## Material:
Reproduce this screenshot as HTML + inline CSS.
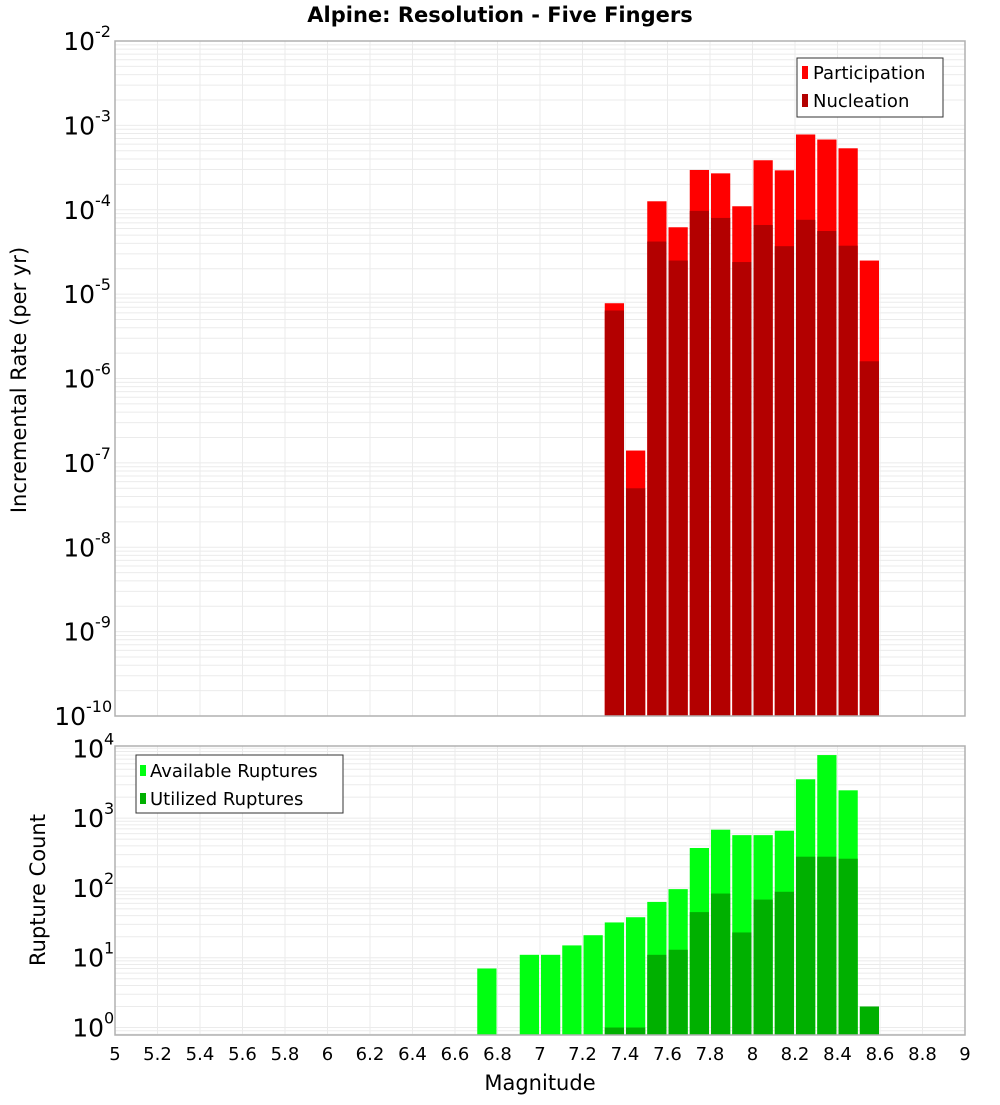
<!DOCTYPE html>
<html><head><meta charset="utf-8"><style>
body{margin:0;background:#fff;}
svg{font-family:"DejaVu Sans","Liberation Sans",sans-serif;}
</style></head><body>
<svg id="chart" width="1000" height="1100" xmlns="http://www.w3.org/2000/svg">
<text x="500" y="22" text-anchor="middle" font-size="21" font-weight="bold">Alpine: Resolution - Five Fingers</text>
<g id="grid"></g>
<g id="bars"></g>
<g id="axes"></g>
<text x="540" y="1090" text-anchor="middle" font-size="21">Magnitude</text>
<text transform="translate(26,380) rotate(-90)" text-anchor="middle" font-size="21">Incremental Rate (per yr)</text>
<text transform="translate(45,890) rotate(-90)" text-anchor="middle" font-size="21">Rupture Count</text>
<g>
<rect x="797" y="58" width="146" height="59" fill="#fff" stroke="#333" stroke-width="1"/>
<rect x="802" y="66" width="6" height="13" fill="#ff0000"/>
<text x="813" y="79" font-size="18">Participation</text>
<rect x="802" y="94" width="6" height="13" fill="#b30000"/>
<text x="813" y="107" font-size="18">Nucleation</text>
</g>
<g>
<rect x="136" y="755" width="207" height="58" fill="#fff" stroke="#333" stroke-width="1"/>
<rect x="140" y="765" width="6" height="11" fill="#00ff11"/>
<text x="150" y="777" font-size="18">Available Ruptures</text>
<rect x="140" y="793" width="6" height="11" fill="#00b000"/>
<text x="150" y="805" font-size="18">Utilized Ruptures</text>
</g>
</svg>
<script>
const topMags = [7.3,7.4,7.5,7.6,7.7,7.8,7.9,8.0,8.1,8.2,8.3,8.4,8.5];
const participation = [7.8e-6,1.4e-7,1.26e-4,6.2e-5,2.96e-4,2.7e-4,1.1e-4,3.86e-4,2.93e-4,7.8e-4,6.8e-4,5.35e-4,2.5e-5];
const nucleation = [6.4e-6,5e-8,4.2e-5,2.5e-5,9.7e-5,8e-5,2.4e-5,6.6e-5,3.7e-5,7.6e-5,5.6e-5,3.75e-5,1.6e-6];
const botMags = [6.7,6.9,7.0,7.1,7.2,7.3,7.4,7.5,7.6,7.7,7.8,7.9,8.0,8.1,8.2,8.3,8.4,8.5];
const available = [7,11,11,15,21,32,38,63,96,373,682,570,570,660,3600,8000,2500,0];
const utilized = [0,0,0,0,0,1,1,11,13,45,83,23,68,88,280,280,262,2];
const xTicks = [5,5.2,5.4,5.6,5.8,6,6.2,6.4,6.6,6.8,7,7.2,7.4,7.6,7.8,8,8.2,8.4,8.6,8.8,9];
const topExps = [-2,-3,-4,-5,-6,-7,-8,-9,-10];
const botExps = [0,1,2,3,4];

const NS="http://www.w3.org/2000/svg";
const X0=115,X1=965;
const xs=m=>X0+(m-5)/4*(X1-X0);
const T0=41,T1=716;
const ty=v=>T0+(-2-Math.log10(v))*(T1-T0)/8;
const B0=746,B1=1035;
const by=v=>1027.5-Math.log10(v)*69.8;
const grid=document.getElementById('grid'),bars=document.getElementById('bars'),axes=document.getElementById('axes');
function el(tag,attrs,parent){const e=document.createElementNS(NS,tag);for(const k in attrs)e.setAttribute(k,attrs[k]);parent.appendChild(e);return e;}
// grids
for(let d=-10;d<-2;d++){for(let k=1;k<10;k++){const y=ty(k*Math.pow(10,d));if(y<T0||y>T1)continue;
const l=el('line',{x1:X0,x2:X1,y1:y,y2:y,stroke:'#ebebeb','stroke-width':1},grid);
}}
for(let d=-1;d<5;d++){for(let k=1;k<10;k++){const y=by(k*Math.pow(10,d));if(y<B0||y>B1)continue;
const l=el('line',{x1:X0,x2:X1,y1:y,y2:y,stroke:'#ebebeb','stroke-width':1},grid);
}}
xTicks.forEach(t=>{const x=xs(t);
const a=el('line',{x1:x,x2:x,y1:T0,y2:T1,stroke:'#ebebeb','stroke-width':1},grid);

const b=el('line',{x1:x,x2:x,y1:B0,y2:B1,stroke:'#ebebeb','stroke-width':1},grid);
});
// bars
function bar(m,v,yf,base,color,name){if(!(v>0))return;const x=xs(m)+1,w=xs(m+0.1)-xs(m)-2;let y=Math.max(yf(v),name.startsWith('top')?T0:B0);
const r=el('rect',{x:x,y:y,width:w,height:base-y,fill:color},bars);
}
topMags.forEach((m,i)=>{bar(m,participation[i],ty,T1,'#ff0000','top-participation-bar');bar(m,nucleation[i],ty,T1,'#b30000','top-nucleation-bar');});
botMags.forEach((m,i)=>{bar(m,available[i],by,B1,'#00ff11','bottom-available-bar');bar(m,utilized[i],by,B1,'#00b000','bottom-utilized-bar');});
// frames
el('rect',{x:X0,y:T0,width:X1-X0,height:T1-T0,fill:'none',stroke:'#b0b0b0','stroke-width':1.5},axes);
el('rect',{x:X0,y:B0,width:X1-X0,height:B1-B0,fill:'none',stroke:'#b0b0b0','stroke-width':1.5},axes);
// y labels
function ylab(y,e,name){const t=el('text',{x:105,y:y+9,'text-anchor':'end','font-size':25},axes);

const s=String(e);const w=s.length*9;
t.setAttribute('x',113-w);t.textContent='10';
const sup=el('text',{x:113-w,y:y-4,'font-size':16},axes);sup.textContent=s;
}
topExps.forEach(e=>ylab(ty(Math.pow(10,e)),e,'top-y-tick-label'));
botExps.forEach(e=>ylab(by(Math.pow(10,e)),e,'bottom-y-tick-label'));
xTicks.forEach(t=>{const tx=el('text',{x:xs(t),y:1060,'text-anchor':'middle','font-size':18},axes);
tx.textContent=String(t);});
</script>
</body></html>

## Task to carry out:
Every line of the material is to be quoted exactly, with no pictures carried over.

## Result of the exercise:
Reproduce this screenshot as HTML + inline CSS.
<!DOCTYPE html>
<html><head><meta charset="utf-8"><style>
body{margin:0;background:#fff;}
svg{font-family:"DejaVu Sans","Liberation Sans",sans-serif;}
</style></head><body>
<svg id="chart" width="1000" height="1100" xmlns="http://www.w3.org/2000/svg">
<text x="500" y="22" text-anchor="middle" font-size="21" font-weight="bold">Alpine: Resolution - Five Fingers</text>
<g id="grid"></g>
<g id="bars"></g>
<g id="axes"></g>
<text x="540" y="1090" text-anchor="middle" font-size="21">Magnitude</text>
<text transform="translate(26,380) rotate(-90)" text-anchor="middle" font-size="21">Incremental Rate (per yr)</text>
<text transform="translate(45,890) rotate(-90)" text-anchor="middle" font-size="21">Rupture Count</text>
<g>
<rect x="797" y="58" width="146" height="59" fill="#fff" stroke="#333" stroke-width="1"/>
<rect x="802" y="66" width="6" height="13" fill="#ff0000"/>
<text x="813" y="79" font-size="18">Participation</text>
<rect x="802" y="94" width="6" height="13" fill="#b30000"/>
<text x="813" y="107" font-size="18">Nucleation</text>
</g>
<g>
<rect x="136" y="755" width="207" height="58" fill="#fff" stroke="#333" stroke-width="1"/>
<rect x="140" y="765" width="6" height="11" fill="#00ff11"/>
<text x="150" y="777" font-size="18">Available Ruptures</text>
<rect x="140" y="793" width="6" height="11" fill="#00b000"/>
<text x="150" y="805" font-size="18">Utilized Ruptures</text>
</g>
</svg>
<script>
const topMags = [7.3,7.4,7.5,7.6,7.7,7.8,7.9,8.0,8.1,8.2,8.3,8.4,8.5];
const participation = [7.8e-6,1.4e-7,1.26e-4,6.2e-5,2.96e-4,2.7e-4,1.1e-4,3.86e-4,2.93e-4,7.8e-4,6.8e-4,5.35e-4,2.5e-5];
const nucleation = [6.4e-6,5e-8,4.2e-5,2.5e-5,9.7e-5,8e-5,2.4e-5,6.6e-5,3.7e-5,7.6e-5,5.6e-5,3.75e-5,1.6e-6];
const botMags = [6.7,6.9,7.0,7.1,7.2,7.3,7.4,7.5,7.6,7.7,7.8,7.9,8.0,8.1,8.2,8.3,8.4,8.5];
const available = [7,11,11,15,21,32,38,63,96,373,682,570,570,660,3600,8000,2500,0];
const utilized = [0,0,0,0,0,1,1,11,13,45,83,23,68,88,280,280,262,2];
const xTicks = [5,5.2,5.4,5.6,5.8,6,6.2,6.4,6.6,6.8,7,7.2,7.4,7.6,7.8,8,8.2,8.4,8.6,8.8,9];
const topExps = [-2,-3,-4,-5,-6,-7,-8,-9,-10];
const botExps = [0,1,2,3,4];

const NS="http://www.w3.org/2000/svg";
const X0=115,X1=965;
const xs=m=>X0+(m-5)/4*(X1-X0);
const T0=41,T1=716;
const ty=v=>T0+(-2-Math.log10(v))*(T1-T0)/8;
const B0=746,B1=1035;
const by=v=>1027.5-Math.log10(v)*69.8;
const grid=document.getElementById('grid'),bars=document.getElementById('bars'),axes=document.getElementById('axes');
function el(tag,attrs,parent){const e=document.createElementNS(NS,tag);for(const k in attrs)e.setAttribute(k,attrs[k]);parent.appendChild(e);return e;}
// grids
for(let d=-10;d<-2;d++){for(let k=1;k<10;k++){const y=ty(k*Math.pow(10,d));if(y<T0||y>T1)continue;
const l=el('line',{x1:X0,x2:X1,y1:y,y2:y,stroke:'#ebebeb','stroke-width':1},grid);
}}
for(let d=-1;d<5;d++){for(let k=1;k<10;k++){const y=by(k*Math.pow(10,d));if(y<B0||y>B1)continue;
const l=el('line',{x1:X0,x2:X1,y1:y,y2:y,stroke:'#ebebeb','stroke-width':1},grid);
}}
xTicks.forEach(t=>{const x=xs(t);
const a=el('line',{x1:x,x2:x,y1:T0,y2:T1,stroke:'#ebebeb','stroke-width':1},grid);

const b=el('line',{x1:x,x2:x,y1:B0,y2:B1,stroke:'#ebebeb','stroke-width':1},grid);
});
// bars
function bar(m,v,yf,base,color,name){if(!(v>0))return;const x=xs(m)+1,w=xs(m+0.1)-xs(m)-2;let y=Math.max(yf(v),name.startsWith('top')?T0:B0);
const r=el('rect',{x:x,y:y,width:w,height:base-y,fill:color},bars);
}
topMags.forEach((m,i)=>{bar(m,participation[i],ty,T1,'#ff0000','top-participation-bar');bar(m,nucleation[i],ty,T1,'#b30000','top-nucleation-bar');});
botMags.forEach((m,i)=>{bar(m,available[i],by,B1,'#00ff11','bottom-available-bar');bar(m,utilized[i],by,B1,'#00b000','bottom-utilized-bar');});
// frames
el('rect',{x:X0,y:T0,width:X1-X0,height:T1-T0,fill:'none',stroke:'#b0b0b0','stroke-width':1.5},axes);
el('rect',{x:X0,y:B0,width:X1-X0,height:B1-B0,fill:'none',stroke:'#b0b0b0','stroke-width':1.5},axes);
// y labels
function ylab(y,e,name){const t=el('text',{x:105,y:y+9,'text-anchor':'end','font-size':25},axes);

const s=String(e);const w=s.length*9;
t.setAttribute('x',113-w);t.textContent='10';
const sup=el('text',{x:113-w,y:y-4,'font-size':16},axes);sup.textContent=s;
}
topExps.forEach(e=>ylab(ty(Math.pow(10,e)),e,'top-y-tick-label'));
botExps.forEach(e=>ylab(by(Math.pow(10,e)),e,'bottom-y-tick-label'));
xTicks.forEach(t=>{const tx=el('text',{x:xs(t),y:1060,'text-anchor':'middle','font-size':18},axes);
tx.textContent=String(t);});
</script>
</body></html>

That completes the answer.